After the grave marker application was filled out and approved, Veteran’s Affairs shipped a new upright granite headstone. It was recently placed at the cemetery in Gillette, Schroder said.
Among the 10 volunteers listed on the same muster sheet as Eighmy, one died at the battle of Antietam, the deadliest one-day battle in American military history; two deserted; one was transferred to another unit; and one was discharged for a disability.
The Battle of Antietam happened Sept. 17, 1862, in Washington County, Maryland. According to historical records, 22,717 men died that day. The Union suffered 12,401 deaths while the Confederate Army lost 10,316.
Schroder said while there is no direct evidence to support Eighmy was part of that battle, it is “highly likely” he was there.
Multiple Marriages
According to his obituary published in the Gillette News on April 21, 1916, Eighmy was 76 when he died of a heart attack. The obituary states he went to lie down after a “hearty” meal, “but shortly afterward his wife was attracted to strangling sounds issuing from the vicinity of the couch.” He died “before any relief could be given.”
The wife referred to in the obituary was Mary Ann Carnahan Eighmy, his seventh wife, who was 77 years old when they married.
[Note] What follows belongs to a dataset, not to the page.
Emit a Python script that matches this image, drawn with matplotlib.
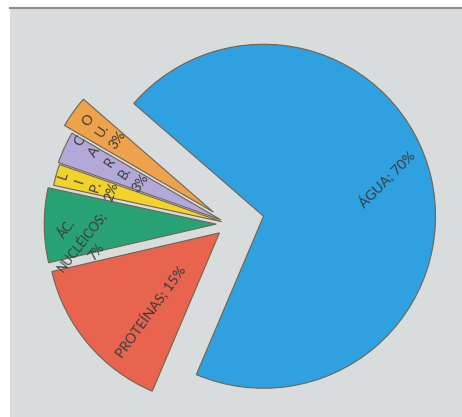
import matplotlib
matplotlib.use("Agg")
import matplotlib.pyplot as plt
import numpy as np

# ---- data ----
categories = ["ÁGUA", "OU.", "CARB.", "LIP.", "ÁC. NUCLÉICOS", "PROTEÍNAS"]
values = [70, 3, 3, 2, 7, 15]
label_texts = ["ÁGUA; 70%", "O\nU.\n3%", "C\nA\nR\nB.\n3%", "L\nI\nP.\n2%",
               "ÁC.\nNUCLÉICOS;\n7%", "PROTEÍNAS; 15%"]

# ---- style ----
colors = ["#2FA1E0", "#EEA24C", "#B3A9D8", "#F2D22C", "#28A274", "#E8644F"]
explode = [0.20, 0.12, 0.06, 0.05, 0.08, 0.08]
label_frac = [0.75, 0.80, 0.725, 0.81, 0.79, 0.61]
label_dtheta = [3.8, -1.0, -2.7, 0.0, 6.5, 8.7]
label_rot = [45, 56, 56, 72, 52, 54]
label_ls = [1.0, 1.6, 1.65, 1.5, 1.5, 1.0]
label_size = [10, 10, 10, 10, 9, 10]

W, H = 462, 417
fig = plt.figure(figsize=(W / 100, H / 100), dpi=100)
fig.patch.set_facecolor("white")

scale = 172.0
cx_img, cy_img = 230.0, 224.0
left, right, top, bottom = 10, 462, 8, 417
ax = fig.add_axes([left / W, 0, (right - left) / W, (bottom - top) / H])
ax.set_facecolor("#D9DCDC")

wedges, _ = ax.pie(values, explode=explode, colors=colors, startangle=-113,
                   counterclock=True, radius=1.0, center=(0, 0), frame=True,
                   wedgeprops=dict(edgecolor="#6E6452", linewidth=0.8))
ax.set_xlim((left - cx_img) / scale, (right - cx_img) / scale)
ax.set_ylim((cy_img - bottom) / scale, (cy_img - top) / scale)
ax.set_aspect("equal", adjustable="box")
ax.set_xticks([])
ax.set_yticks([])
for side in ["left", "right", "bottom"]:
    ax.spines[side].set_visible(False)
ax.spines["top"].set_color("#8E8E8E")
ax.spines["top"].set_linewidth(1.5)

for w, txt, f, dt, rot, ls, fs in zip(wedges, label_texts, label_frac,
                                      label_dtheta, label_rot, label_ls,
                                      label_size):
    cx, cy = w.center
    ang = np.deg2rad((w.theta1 + w.theta2) / 2 + dt)
    x = cx + f * w.r * np.cos(ang)
    y = cy + f * w.r * np.sin(ang)
    ax.text(x, y, txt, rotation=rot, ha="center", va="center",
            rotation_mode="anchor", multialignment="center", linespacing=ls,
            fontsize=fs, color="#3A3A3A", family=["Lato", "DejaVu Sans"])

fig.savefig("out.png", dpi=100, facecolor=fig.get_facecolor())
A newspaper report from the Butte Daily Post on Oct. 26, 1914, states they “were both in the twilight of life and lonely for companionship.”
A newspaper account of his marriage to Mattie Bryant of Dubois, Nebraska, in 1912 states the couple was married in Grand Junction, Colorado, after a 10-month courtship that involved letter writing only. They were married on the same day they saw each other for the first time, according to the report.
That same report states that a 1909 marriage to Julia Derigne ended after only two months after she claimed Eighmy struck her in the chest resulting in a hemorrhage of the lungs.
Was George Eighmy An Outlaw?
A newspaper report published in The Champion (Norton, Kansas) on April 14, 1887, states that Eighmy and cohort Hugh Collins were convicted for the murder of Robert Orr. According to testimony from Eighmy and Collins, Eighmy shot Orr with a shotgun while Orr was in the process of stealing a horse.
However, Kansas state prosecutors prevailed in arguing that it was a crime of passion committed when Orr came to the farm to see Collins' wife, identified only as “Lottie.”
Many newspapers of this time period, including The Champion, were more like rambling narratives of the events of the period. There were no photographs, headlines were small and print point sizes were tiny to cram as much information as possible onto a page. They look more like oatmeal spilled on a page than modern newspapers and included multiple paragraphs of trivial information.
The Champion’s account of this particular day includes that a wealthy widower was recently elected mayor of Topeka and that “two-thirds of the lady vote was cast for him.”
That females were allowed to vote was a hot topic of the time. A second entry states voter registration at Leavenworth, Kansas, recently reached 7,000, of which 2,673 were women and “617 of these are colored.”
Another entry states: “One of the facts developed in the prohibition campaign in Michigan was, that three good, steady drinkers will support a saloon.”
However, by far the most column inches in the paper that day were dedicated to the Eighmy-Collins murder trial.
The report states that Orr rode up to the farm three separate times on a dun pony looking around for something. On the third trip, Orr entered a barn and led a filly on a halter out to where his pony was tied to a hitching post. As he mounted the dun pony, Eighmy shot him out of the saddle with a shotgun from 31 feet away.
According to the report, “The killing was done while the defendants were lying in wait. They could have apprehended Orr without killing him. To the minds of hundreds of people, the conditions and absolute facts in this killing are yet unearthed. The mystery of the killing of Robert Orr is as dark and obscure today as at first, yet two men on their own voluntary statements are to hang for the crime.”
Why Eighmy didn’t hang for the crime, as the article suggests, is unclear. Schroder found records of him serving prison time in Kansas, but no documents related to sentencing for the crime were located.
Regarding the grand larceny conviction in Colorado, Schroder said she could not find further details outside of the charge and Eighmy’s prison record there.
Research on numerous Campbell County veterans is ongoing, Schroder said, and a tour of veterans’ grave sites is being planned.